Let ${\mathit{G}}_A$ be the RDF graph induced by an answer A. If ${\mathit{G}}_A$ is a Steiner tree of T that covers the nodes that match keywords, then ${\mathit{G}}_A$ is connected and does not have unnecessary edges. Therefore, a basic strategy to solve the RDF KwS-Problem would be to construct an algorithm that tries to find as many keyword matches as possible and, at the same time, find a Steiner tree of T that covers the matching nodes, which is a challenging task.

The central contribution of this article is an algorithm to address the RDF KwS-Problem by automatically translating a keyword-based query K into a SPARQL query $\Phi$ so that the answers $\Phi$ returns are also answers for K. The novelty of the algorithm lies in that it neither relies on an RDF schema, nor accesses the RDF graph during the compilation process – and this is a relevant feature, but it synthesizes SPARQL queries by exploring the similarity between the property domains and ranges and the class instance sets observed in the RDF dataset. To achieve good performance, even for large RDF datasets, the algorithm, in turn, estimates set similarity based on KMV-synopses [2]. The KMV-synopses are pre-computed efficiently in a single pass over the RDF dataset and stored together with the RDF dataset for later use by the compilation process.

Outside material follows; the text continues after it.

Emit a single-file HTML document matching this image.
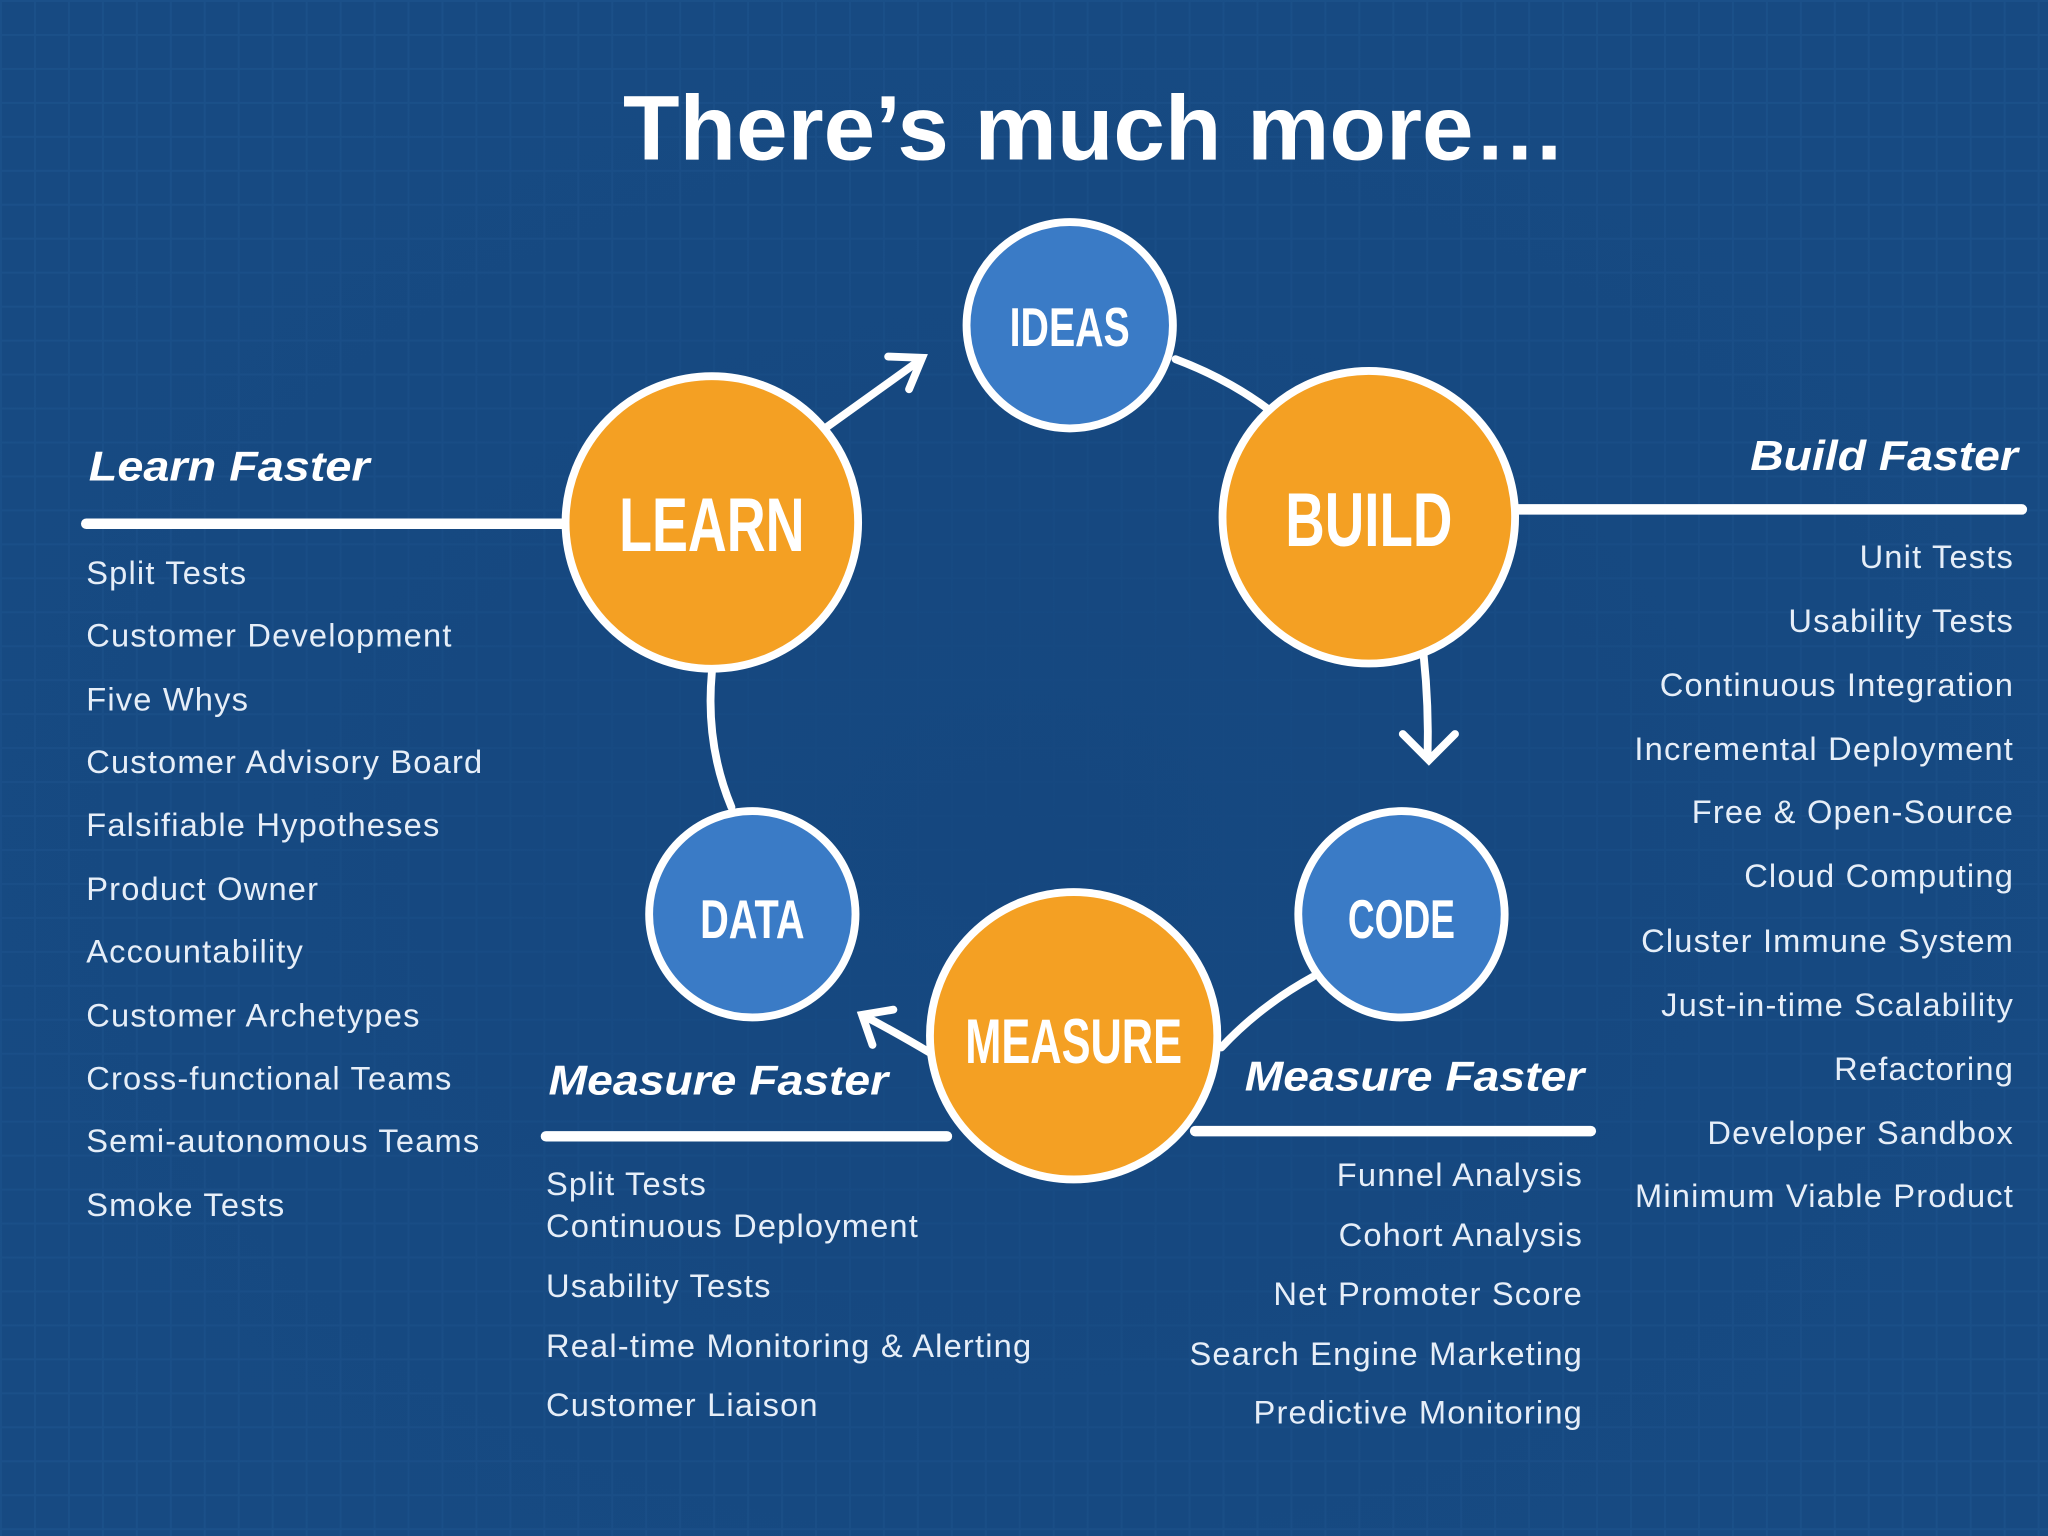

The second contribution consists of two sets of comprehensive experiments with an implementation of the algorithm. The first set of experiments shows that the implementation outperforms, in all metrics adopted, a baseline RDF keyword search tool that explores the RDF schema. These results suggest that schema information can indeed be replaced by pre-computed, concise KMV-synopses for the property domains and ranges, and class instance sets. These results are, to some extent, unexpected, since the lack of schema information seemed difficult to overcome from the onset. The second set of experiments indicate that the implementation performs better than the TSA$+$BM25 and TSA$+$VDP keyword search systems over RDF datasets based on the “virtual documents” approach, using the metrics and the benchmarks proposed originally to assess these systems.

As a third contribution, we propose the Graph Relevance Ratio (GRR) to establish when an answer graph is relevant w.r.t. a ground truth graph. It is based on the number of relevant and non-relevant triples in the RDF graph, but it punishes the presence of non-relevant triples, and does not memorize the relevant triples in previous rank positions.

The remainder of this article is organized as follows. Section 2 summarizes related work. Section 3 provides the necessary background. Section 4 describes the proposed algorithm to compile keyword-based queries into SPARQL queries. Section 5 covers the first set of experiments that compare an implementation of the proposed algorithm with a baseline RDF keyword search tool that explores the RDF schema. Section 6 describes the second set of experiments that compare the implementation with the state-of-the-art TSA$+$BM25 and TSA$+$VDP keyword search systems over RDF datasets based on the “virtual documents” approach. Finally, Section 7 contains the conclusions and suggests directions for future research.